Le 3 janvier 2018, le canal de communication de Panmunjom (« téléphone rouge » entre les deux dirigeants coréens) est rétabli. Le 20 janvier 2018, à l’issue d’une réunion regroupant des membres du Comité international olympique (CIO), des représentants nord et sud-coréens ainsi que des membres du comité d’organisation des JO de Pyeongchang, le président du CIO Thomas Bach annonce que les deux pays de la péninsule Coréenne défileront ensemble lors de la cérémonie d’ouverture des Jeux d’hiver. Certaines épreuves sur glace seront disputées par une équipe coréenne commune.


Le 5 mars 2018, s’est tenu une rencontre entre la RPDC et la République de Corée. Cette dernière a joué un important rôle de médiateur dans l’optique d’une prochaine rencontre entre Kim Jong-un et Donald Trump. Le 9 mars 2018, celle-ci est annoncée pour mi-mai. Donald Trump a depuis nuancé son discours à propos de son homologue nord-coréen et déclaré « Je pense qu’ils veulent faire la paix. Je pense qu’il est temps.» [2]

En dépit de ces attracteurs, un paramètres accidentel reste la personnalité des deux leaders américain et nord-coréen.


Quels sont les objectifs des acteurs ?


L’objectif général est l’institutionnalisation progressive d’un processus de désescalade afin d’éviter une guerre ouverte. A priori, la RPDC a déjà rempli une partie de ses objectifs puisque cela fait des dizaines d’années qu’elle souhaite une rencontre d’égal à égal avec Washington, ce qui sous-entendrai une reconnaissance de leurs relations diplomatiques.


Objectifs des acteurs





Quels sont les scénarios d’évolution envisageables ?


Nous envisageons plusieurs scénarios d’évolution crédibles ordonnés dans une échelle de probabilité croissante allant de 0 à 10 :


9/10 : Annulation de la rencontre peu avant, probablement venant du côté américain.


9/10 : Dérapage de communication publique de Donald Trump qui relance une phase d’escalade.


8/10 : La rencontre s’organise sur la ligne de démarcation, dans la zone démilitarisée.


7/10 : Envoi d’émissaires à la place des présidents.


6/10 : La République de Corée propose que la rencontre se tienne à Séoul, refusée par le paranoïaque Kim Jong-un.


4/10 : La RPDC propose que la rencontre se tienne à Pyongyang, refusé par Washington.


3/10 : Rencontre, en marge, entre Ivanka Trump, qui tient un important rôle auprès de son père et Kim Yo-jung, sœur du leader nord-coréen et premier membre de la famille Kim à visiter la République de Corée.


1/10 : Rupture de la trêve de Pyeongchang par la RPDC, actuellement prolongée jusqu’à mi-mars.


Si une rencontre entre Kim Jong-un et Donald Trump a effectivement lieu, il pourrait s’agir d’un tournant très important dans la crise nord-coréenne qui dure depuis les années 50. En effet, il s’agirait d’un abaissement historique des tensions permettant aux dirigeants en exercice de négocier réellement pour le futur de la péninsule.
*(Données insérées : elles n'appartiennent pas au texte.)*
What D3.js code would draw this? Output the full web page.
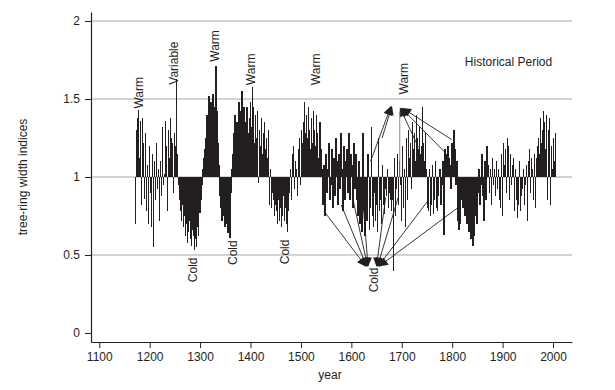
<!DOCTYPE html>
<html><head><meta charset="utf-8">
<script src="https://cdn.jsdelivr.net/npm/d3@7"></script>
<style>
html,body{margin:0;padding:0;background:#fff;}
svg{display:block;font-family:"Liberation Sans",Arial,sans-serif;}
</style></head>
<body><svg id="c" width="615" height="390"></svg>
<script>
// Tree-ring width indices, one value per 2-year step starting 1170
const startYear = 1170;
const yearStep = 2;
const values = [
 0.70,1.30,1.38,1.43,1.12,1.36,0.82,1.38,1.22,0.86, // 1170
 1.28,0.78,1.08,0.70,1.20,0.90,0.68,1.15,0.55,1.10, // 1190
 0.85,1.22,0.92,1.05,0.72,1.10,0.88,1.32,0.95,1.02, // 1210
 1.36,1.20,0.78,1.30,1.12,1.38,1.25,1.22,0.90,1.28, // 1230
 1.20,1.63,1.15,0.95,0.85,0.78,0.72,0.82,0.68,0.75, // 1250
 0.62,0.70,0.58,0.65,0.72,0.60,0.56,0.66,0.62,0.53, // 1270
 0.60,0.55,0.68,0.62,0.77,0.85,0.95,1.05,1.12,1.18, // 1290
 1.25,1.40,1.20,1.52,1.30,1.48,1.35,1.53,1.45,1.28, // 1310
 1.71,1.42,1.22,1.08,0.88,0.80,0.72,0.85,0.75,0.68, // 1330
 0.78,0.70,0.64,0.80,0.61,0.90,1.05,1.15,1.28,1.40, // 1350
 1.20,1.35,1.28,1.48,1.30,1.42,1.55,1.40,1.45,1.35, // 1370
 1.30,1.45,1.28,1.38,1.48,1.32,1.58,1.45,1.22,1.40, // 1390
 1.25,1.42,0.96,1.30,1.20,1.38,1.15,1.28,1.35,1.18, // 1410
 1.25,1.12,1.30,0.82,1.05,0.80,0.90,0.85,0.75,0.82, // 1430
 0.78,0.70,0.85,0.72,0.80,0.68,0.75,0.88,0.72,0.80, // 1450
 0.70,0.65,0.78,0.90,1.05,0.85,1.15,1.20,0.92,1.10, // 1470
 1.05,0.88,1.18,1.25,0.95,1.30,1.22,1.35,1.48,1.28, // 1490
 1.40,1.25,1.45,1.30,1.18,1.38,1.22,1.42,1.30,1.20, // 1510
 1.40,1.28,1.12,1.35,1.18,1.05,0.82,1.08,0.75,1.15, // 1530
 0.90,1.05,1.22,0.85,0.95,1.18,0.80,1.12,0.88,1.25, // 1550
 1.10,0.82,1.15,0.92,1.28,1.05,0.78,1.20,0.85,1.10, // 1570
 1.18,0.90,1.28,0.85,1.15,1.08,0.80,1.22,0.92,1.15, // 1590
 0.85,0.75,1.10,0.70,0.88,0.65,1.28,0.78,0.62,0.85, // 1610
 0.72,1.15,0.66,0.80,1.32,0.75,0.68,0.90,0.72,0.82, // 1630
 0.65,1.25,0.78,0.85,0.70,1.08,0.82,0.76,0.92,0.88, // 1650
 1.05,0.80,0.90,0.85,0.78,0.85,0.40,1.12,0.75,0.92, // 1670
 1.15,0.82,1.10,0.95,0.72,1.20,0.80,1.05,0.68,1.25, // 1690
 0.85,1.30,1.12,1.22,0.92,1.35,1.18,1.28,1.10,1.40, // 1710
 1.25,1.18,1.32,1.15,1.20,1.45,1.22,1.10,1.28,1.05, // 1730
 0.80,0.78,1.05,0.75,0.82,1.08,0.76,0.85,1.10,0.80, // 1750
 0.78,0.88,1.05,0.82,0.95,1.10,0.63,1.18,1.08,1.15, // 1770
 1.20,1.12,1.08,0.92,1.22,1.15,1.30,1.18,0.95,1.10, // 1790
 0.72,0.66,0.70,0.85,0.92,0.80,0.88,0.75,0.82,0.70, // 1810
 0.78,0.65,0.72,0.60,0.68,0.56,0.62,0.75,0.85,0.70, // 1830
 0.90,1.05,0.82,0.95,1.15,0.88,0.72,1.10,0.85,1.20, // 1850
 1.08,0.90,1.05,0.82,1.12,0.95,1.05,0.88,1.10,0.92, // 1870
 1.05,0.85,0.80,1.15,0.75,1.22,1.08,1.18,0.90,1.25, // 1890
 1.20,0.85,1.15,0.95,1.08,1.12,0.78,1.05,0.85,0.74, // 1910
 0.82,1.10,0.78,0.88,0.92,1.05,0.82,0.95,1.08,0.72, // 1930
 1.10,1.18,0.90,1.12,1.05,0.85,1.15,0.80,1.12,1.20, // 1950
 1.25,1.15,1.38,1.22,1.30,1.42,1.35,1.18,1.40,0.85, // 1970
 1.30,1.38,0.82,1.20,1.05,1.25,1.10,1.28            // 1990
];
const baseline = 1;
const xTicks = [1100,1200,1300,1400,1500,1600,1700,1800,1900,2000];
const yTicks = [0,0.5,1,1.5,2];
const gridValues = [0.5,1,1.5,2];

// Annotations: label, year position, index value position (centre of rotated text)
const warmLabels = [
  {t:"Warm", year:1178, v:1.54},
  {t:"Variable", year:1248, v:1.73},
  {t:"Warm", year:1330, v:1.84},
  {t:"Warm", year:1401, v:1.69},
  {t:"Warm", year:1530, v:1.69},
  {t:"Warm", year:1703, v:1.63}
];
const coldLabels = [
  {t:"Cold", year:1285, v:0.405},
  {t:"Cold", year:1365, v:0.515},
  {t:"Cold", year:1468, v:0.52},
  {t:"Cold", year:1645, v:0.34}
];
// arrows: [fromYear, fromValue, toYear, toValue]
const warmArrows = [
  [1638,1.10, 1678,1.45],
  [1661,1.25, 1680,1.45],
  [1733,1.19, 1697,1.44],
  [1785,1.16, 1700,1.44],
  [1799,1.24, 1702,1.44]
];
const warmVertical = [1696, 1.0, 1696, 1.42];
const coldArrows = [
  [1546,0.78, 1628,0.43],
  [1580,0.82, 1630,0.43],
  [1603,0.86, 1632,0.43],
  [1622,0.88, 1633,0.43],
  [1668,0.87, 1650,0.43],
  [1693,0.87, 1652,0.43],
  [1750,0.84, 1654,0.43],
  [1810,0.80, 1656,0.43]
];

const svg = d3.select("#c");
const ink = "#231f20";
const x = d3.scaleLinear().domain([1083.6, 2037.6]).range([91, 572]);
const y = d3.scaleLinear().domain([-0.0577, 2.0577]).range([342, 12]);

// gridlines
svg.append("g").selectAll("line").data(gridValues).join("line")
  .attr("x1", x.range()[0]).attr("x2", x.range()[1])
  .attr("y1", d => y(d)).attr("y2", d => y(d))
  .attr("stroke", "#a6a6a6").attr("stroke-width", 1);

// bars
const data = values.map((v,i) => ({year: startYear + i*yearStep, v}));
svg.append("g").attr("shape-rendering","crispEdges").selectAll("rect").data(data).join("rect")
  .attr("x", d => x(d.year))
  .attr("width", d => x(d.year + yearStep) - x(d.year) + 0.4)
  .attr("y", d => y(Math.max(d.v, baseline)))
  .attr("height", d => Math.abs(y(d.v) - y(baseline)))
  .attr("fill", ink);

// arrow marker
const defs = svg.append("defs");
defs.append("marker").attr("id","ah").attr("viewBox","0 0 10 10")
  .attr("refX",9).attr("refY",5).attr("markerWidth",11).attr("markerHeight",9)
  .attr("markerUnits","userSpaceOnUse").attr("orient","auto")
  .append("path").attr("d","M0,0L10,5L0,10Z").attr("fill", ink);

const arrows = svg.append("g");
arrows.selectAll("line.a").data(warmArrows.concat(coldArrows)).join("line")
  .attr("class","a")
  .attr("x1", d => x(d[0])).attr("y1", d => y(d[1]))
  .attr("x2", d => x(d[2])).attr("y2", d => y(d[3]))
  .attr("stroke", ink).attr("stroke-width", 0.9)
  .attr("marker-end","url(#ah)");
arrows.append("line")
  .attr("x1", x(warmVertical[0])).attr("y1", y(warmVertical[1]))
  .attr("x2", x(warmVertical[2])).attr("y2", y(warmVertical[3]))
  .attr("stroke", "#888").attr("stroke-width", 1);

// rotated labels
const lab = svg.append("g").attr("font-size", 12).attr("fill", ink);
lab.selectAll("text").data(warmLabels.concat(coldLabels)).join("text")
  .attr("transform", d => `translate(${x(d.year)},${y(d.v)}) rotate(-90)`)
  .attr("text-anchor","middle").attr("dy","0.35em")
  .text(d => d.t);

svg.append("text").attr("x", 508.5).attr("y", 66).attr("text-anchor","middle")
  .attr("font-size", 12).attr("fill", ink).text("Historical Period");

// axes
const xAxis = d3.axisBottom(x).tickValues(xTicks).tickFormat(d3.format("d"))
  .tickSize(6).tickSizeOuter(0).tickPadding(4);
const gx = svg.append("g").attr("transform","translate(0,342)").call(xAxis);
const yAxis = d3.axisLeft(y).tickValues(yTicks).tickFormat(d => d)
  .tickSize(6).tickSizeOuter(0).tickPadding(5);
const gy = svg.append("g").attr("transform","translate(91,0)").call(yAxis);
[gx, gy].forEach(g => {
  g.selectAll("path.domain").attr("stroke", ink).attr("stroke-width", 1.2);
  g.selectAll(".tick line").attr("stroke", ink).attr("stroke-width", 1);
  g.selectAll(".tick text").attr("fill", ink).attr("font-size", 12)
    .attr("font-family", '"Liberation Sans",Arial,sans-serif');
});

svg.append("text").attr("x", 330).attr("y", 379).attr("text-anchor","middle")
  .attr("font-size", 12).attr("fill", ink).text("year");
svg.append("text").attr("transform","translate(27,177) rotate(-90)")
  .attr("text-anchor","middle").attr("font-size", 12).attr("fill", ink)
  .text("tree-ring width indices");
</script></body></html>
Mais il est peu probable qu’il en ressorte des mesures ou des ententes compte tenu des positions difficilement conciliables. Toutefois le symbole est déjà important dans le déroulement de cette crise.


 

1BRECHER Michael, Crises in World Politics. Theory and Reality, New York, Pergamon Press, 1993, p.27.

2« Trump prédit un « immense succès » aux pourparlers avec Pyongyang », article, 11 mars 2018, consulté le 12/03/2018.